Fuqua: Great crews, great crews. There were a couple of departments that we got rid of halfway through. Some people aren’t used to my sort of pace. Some people aren’t used to physically doing a lot of that and so forth because logistically you move from the freezing cold to being out in the middle of the desert and then all of a sudden we’re in the middle of an urban city and then you’re inside of a small building at the FBI offices. So you’re going a hundred miles an hour and that wears on some people and some people just can’t handle that, but the majority of the crew was really, really strong and fantastic. They loved it because it was like a breath of fresh air because all of a sudden you’re on an ice glacier which was a great challenge for them. It’s fun for them to get out too instead of being on a stage, and then I’m dropping them right in the middle of Philadelphia. Some don’t travel as much as I thought they did. Some people had never been to Philly or to Washington just to see the capitol no less. So it was like a shot in the arm sometimes to change locations and it was nice to see that. The families would come and it was pretty cool.
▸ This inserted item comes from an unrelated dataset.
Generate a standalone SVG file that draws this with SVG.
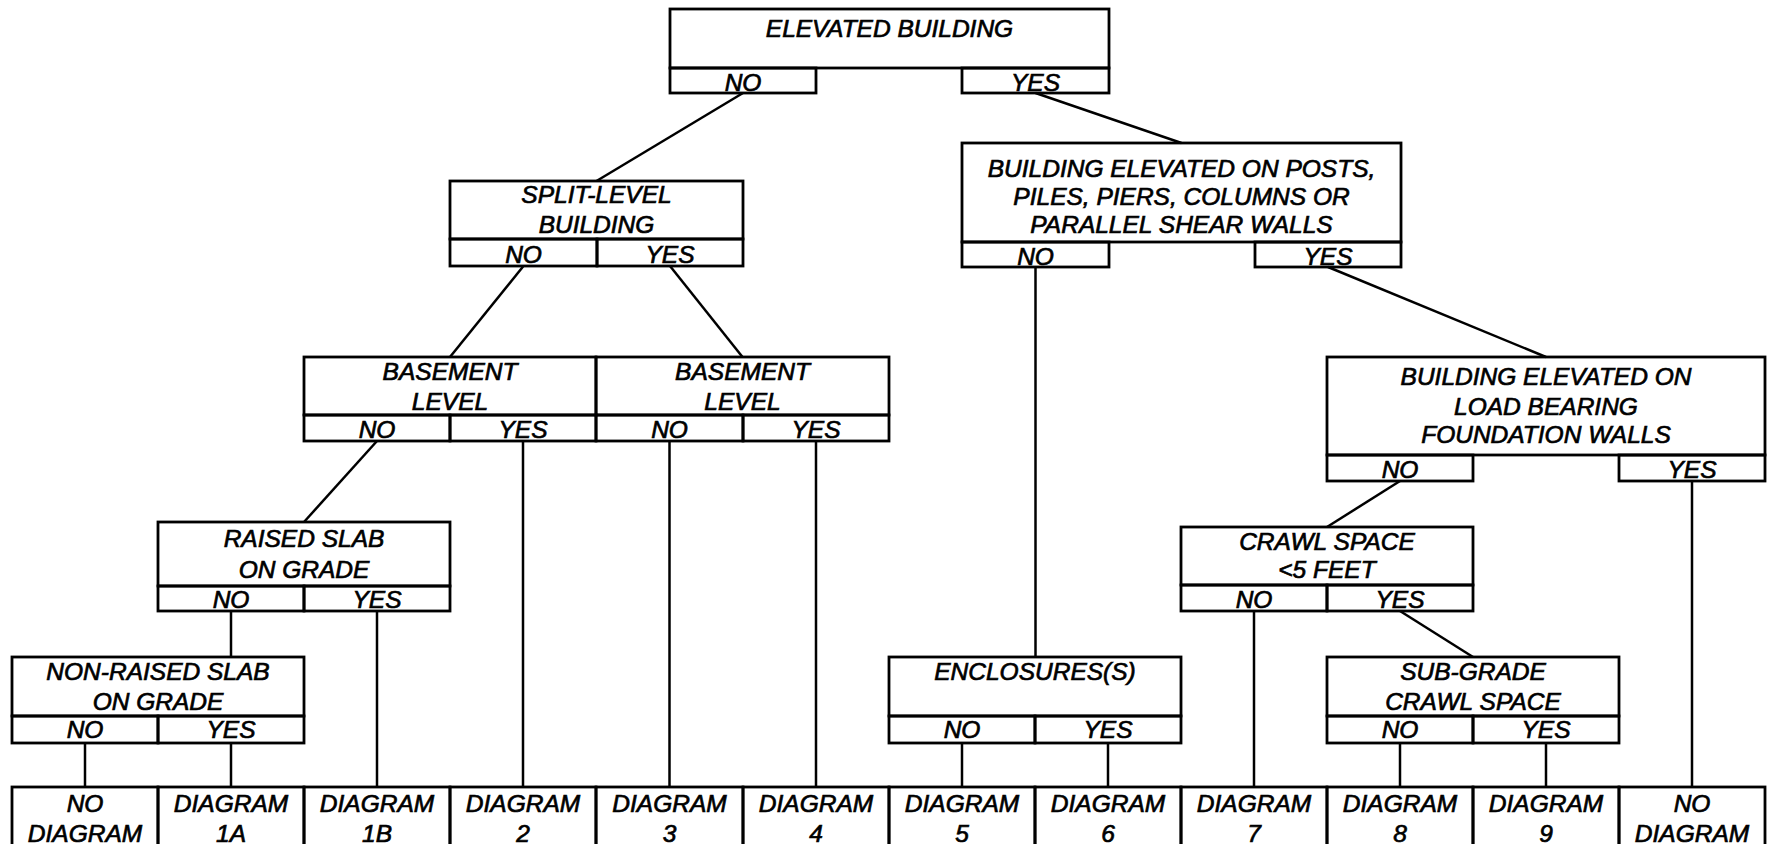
<svg xmlns="http://www.w3.org/2000/svg" width="1775" height="844" viewBox="0 0 1775 844">
<style>
.b{fill:none;stroke:#000;stroke-width:2.8}
.t{font-family:"Liberation Sans",Arial,sans-serif;font-style:italic;font-size:24.5px;text-anchor:middle;fill:#000;stroke:#000;stroke-width:0.7}
.c{fill:none;stroke:#000;stroke-width:2.5}
</style>
<rect width="1775" height="844" fill="#fff"/>
<g id="connectors">
<line class="c" x1="743" y1="93" x2="596.5" y2="181"/>
<line class="c" x1="1035.5" y1="93" x2="1181.5" y2="143"/>
<line class="c" x1="523.5" y1="266" x2="450" y2="357"/>
<line class="c" x1="670" y1="266" x2="742.5" y2="357"/>
<line class="c" x1="377" y1="441" x2="304" y2="522"/>
<line class="c" x1="523" y1="441" x2="523" y2="787"/>
<line class="c" x1="669.5" y1="441" x2="669.5" y2="787"/>
<line class="c" x1="816" y1="441" x2="816" y2="787"/>
<line class="c" x1="231" y1="611" x2="231" y2="657"/>
<line class="c" x1="377" y1="611" x2="377" y2="787"/>
<line class="c" x1="85" y1="743" x2="85" y2="787"/>
<line class="c" x1="231" y1="743" x2="231" y2="787"/>
<line class="c" x1="1035.5" y1="267" x2="1035.5" y2="657"/>
<line class="c" x1="1328" y1="267" x2="1546" y2="357"/>
<line class="c" x1="962" y1="743" x2="962" y2="787"/>
<line class="c" x1="1108" y1="743" x2="1108" y2="787"/>
<line class="c" x1="1400" y1="481" x2="1327" y2="527"/>
<line class="c" x1="1692" y1="481" x2="1692" y2="787"/>
<line class="c" x1="1254" y1="611" x2="1254" y2="787"/>
<line class="c" x1="1400" y1="611" x2="1473" y2="657"/>
<line class="c" x1="1400" y1="743" x2="1400" y2="787"/>
<line class="c" x1="1546" y1="743" x2="1546" y2="787"/>
</g>
<g id="n-elevated">
<rect class="b" x="670" y="9" width="439" height="59"/>
<rect class="b" x="670" y="68" width="146" height="25"/>
<rect class="b" x="962" y="68" width="147" height="25"/>
<text class="t" x="889.5" y="37">ELEVATED BUILDING</text>
<text class="t" x="743" y="91">NO</text>
<text class="t" x="1035.5" y="91">YES</text>
</g>
<g id="n-split">
<rect class="b" x="450" y="181" width="293" height="58"/>
<rect class="b" x="450" y="239" width="147" height="27"/>
<rect class="b" x="597" y="239" width="146" height="27"/>
<text class="t" x="596.5" y="203">SPLIT-LEVEL</text>
<text class="t" x="596.5" y="233">BUILDING</text>
<text class="t" x="523.5" y="263">NO</text>
<text class="t" x="670" y="263">YES</text>
</g>
<g id="n-posts">
<rect class="b" x="962" y="143" width="439" height="99"/>
<rect class="b" x="962" y="242" width="147" height="25"/>
<rect class="b" x="1255" y="242" width="146" height="25"/>
<text class="t" x="1181.5" y="177">BUILDING ELEVATED ON POSTS,</text>
<text class="t" x="1181.5" y="205">PILES, PIERS, COLUMNS OR</text>
<text class="t" x="1181.5" y="233">PARALLEL SHEAR WALLS</text>
<text class="t" x="1035.5" y="265">NO</text>
<text class="t" x="1328" y="265">YES</text>
</g>
<g id="n-basement1">
<rect class="b" x="304" y="357" width="292" height="58"/>
<rect class="b" x="304" y="415" width="146" height="26"/>
<rect class="b" x="450" y="415" width="146" height="26"/>
<text class="t" x="450" y="380">BASEMENT</text>
<text class="t" x="450" y="410">LEVEL</text>
<text class="t" x="377" y="438">NO</text>
<text class="t" x="523" y="438">YES</text>
</g>
<g id="n-basement2">
<rect class="b" x="596" y="357" width="293" height="58"/>
<rect class="b" x="596" y="415" width="147" height="26"/>
<rect class="b" x="743" y="415" width="146" height="26"/>
<text class="t" x="742.5" y="380">BASEMENT</text>
<text class="t" x="742.5" y="410">LEVEL</text>
<text class="t" x="669.5" y="438">NO</text>
<text class="t" x="816" y="438">YES</text>
</g>
<g id="n-loadbearing">
<rect class="b" x="1327" y="357" width="438" height="98"/>
<rect class="b" x="1327" y="455" width="146" height="26"/>
<rect class="b" x="1619" y="455" width="146" height="26"/>
<text class="t" x="1546" y="385">BUILDING ELEVATED ON</text>
<text class="t" x="1546" y="415">LOAD BEARING</text>
<text class="t" x="1546" y="443">FOUNDATION WALLS</text>
<text class="t" x="1400" y="478">NO</text>
<text class="t" x="1692" y="478">YES</text>
</g>
<g id="n-raised">
<rect class="b" x="158" y="522" width="292" height="64"/>
<rect class="b" x="158" y="586" width="146" height="25"/>
<rect class="b" x="304" y="586" width="146" height="25"/>
<text class="t" x="304" y="547">RAISED SLAB</text>
<text class="t" x="304" y="578">ON GRADE</text>
<text class="t" x="231" y="608">NO</text>
<text class="t" x="377" y="608">YES</text>
</g>
<g id="n-crawl">
<rect class="b" x="1181" y="527" width="292" height="58"/>
<rect class="b" x="1181" y="585" width="146" height="26"/>
<rect class="b" x="1327" y="585" width="146" height="26"/>
<text class="t" x="1327" y="550">CRAWL SPACE</text>
<text class="t" x="1327" y="578">&lt;5 FEET</text>
<text class="t" x="1254" y="608">NO</text>
<text class="t" x="1400" y="608">YES</text>
</g>
<g id="n-nonraised">
<rect class="b" x="12" y="657" width="292" height="59"/>
<rect class="b" x="12" y="716" width="146" height="27"/>
<rect class="b" x="158" y="716" width="146" height="27"/>
<text class="t" x="158" y="680">NON-RAISED SLAB</text>
<text class="t" x="158" y="710">ON GRADE</text>
<text class="t" x="85" y="738">NO</text>
<text class="t" x="231" y="738">YES</text>
</g>
<g id="n-enclosures">
<rect class="b" x="889" y="657" width="292" height="59"/>
<rect class="b" x="889" y="716" width="146" height="27"/>
<rect class="b" x="1035" y="716" width="146" height="27"/>
<text class="t" x="1035" y="680">ENCLOSURES(S)</text>
<text class="t" x="962" y="738">NO</text>
<text class="t" x="1108" y="738">YES</text>
</g>
<g id="n-subgrade">
<rect class="b" x="1327" y="657" width="292" height="59"/>
<rect class="b" x="1327" y="716" width="146" height="27"/>
<rect class="b" x="1473" y="716" width="146" height="27"/>
<text class="t" x="1473" y="680">SUB-GRADE</text>
<text class="t" x="1473" y="710">CRAWL SPACE</text>
<text class="t" x="1400" y="738">NO</text>
<text class="t" x="1546" y="738">YES</text>
</g>
<g id="r-nodiagram-a"><rect class="b" x="12" y="787" width="146" height="70"/><text class="t" x="85" y="812">NO</text><text class="t" x="85" y="842">DIAGRAM</text></g>
<g id="r-1a"><rect class="b" x="158" y="787" width="146" height="70"/><text class="t" x="231" y="812">DIAGRAM</text><text class="t" x="231" y="842">1A</text></g>
<g id="r-1b"><rect class="b" x="304" y="787" width="146" height="70"/><text class="t" x="377" y="812">DIAGRAM</text><text class="t" x="377" y="842">1B</text></g>
<g id="r-2"><rect class="b" x="450" y="787" width="146" height="70"/><text class="t" x="523" y="812">DIAGRAM</text><text class="t" x="523" y="842">2</text></g>
<g id="r-3"><rect class="b" x="596" y="787" width="147" height="70"/><text class="t" x="669.5" y="812">DIAGRAM</text><text class="t" x="669.5" y="842">3</text></g>
<g id="r-4"><rect class="b" x="743" y="787" width="146" height="70"/><text class="t" x="816" y="812">DIAGRAM</text><text class="t" x="816" y="842">4</text></g>
<g id="r-5"><rect class="b" x="889" y="787" width="146" height="70"/><text class="t" x="962" y="812">DIAGRAM</text><text class="t" x="962" y="842">5</text></g>
<g id="r-6"><rect class="b" x="1035" y="787" width="146" height="70"/><text class="t" x="1108" y="812">DIAGRAM</text><text class="t" x="1108" y="842">6</text></g>
<g id="r-7"><rect class="b" x="1181" y="787" width="146" height="70"/><text class="t" x="1254" y="812">DIAGRAM</text><text class="t" x="1254" y="842">7</text></g>
<g id="r-8"><rect class="b" x="1327" y="787" width="146" height="70"/><text class="t" x="1400" y="812">DIAGRAM</text><text class="t" x="1400" y="842">8</text></g>
<g id="r-9"><rect class="b" x="1473" y="787" width="146" height="70"/><text class="t" x="1546" y="812">DIAGRAM</text><text class="t" x="1546" y="842">9</text></g>
<g id="r-nodiagram-b"><rect class="b" x="1619" y="787" width="146" height="70"/><text class="t" x="1692" y="812">NO</text><text class="t" x="1692" y="842">DIAGRAM</text></g>
</svg>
CS: Can you talk about Mark in this role because we get him right away even though he doesn’t do a lot of the speeches?

Fuqua: Mark brings a humanity to it. He’s a humble guy. He’s a guy next door. He’s a young soldier on our ships and in Iraq. He’s just an average guy as far as I’m concerned and that’s what’s nice about him because that’s why you care about him. He could be your son or your brother or your best friend. He’s not some big muscle bound superhero with all the quick one liners and all of that. He’s just a regular guy and I think that’s the new hero of the day. It’s just regular people doing what they can. That’s what makes it work.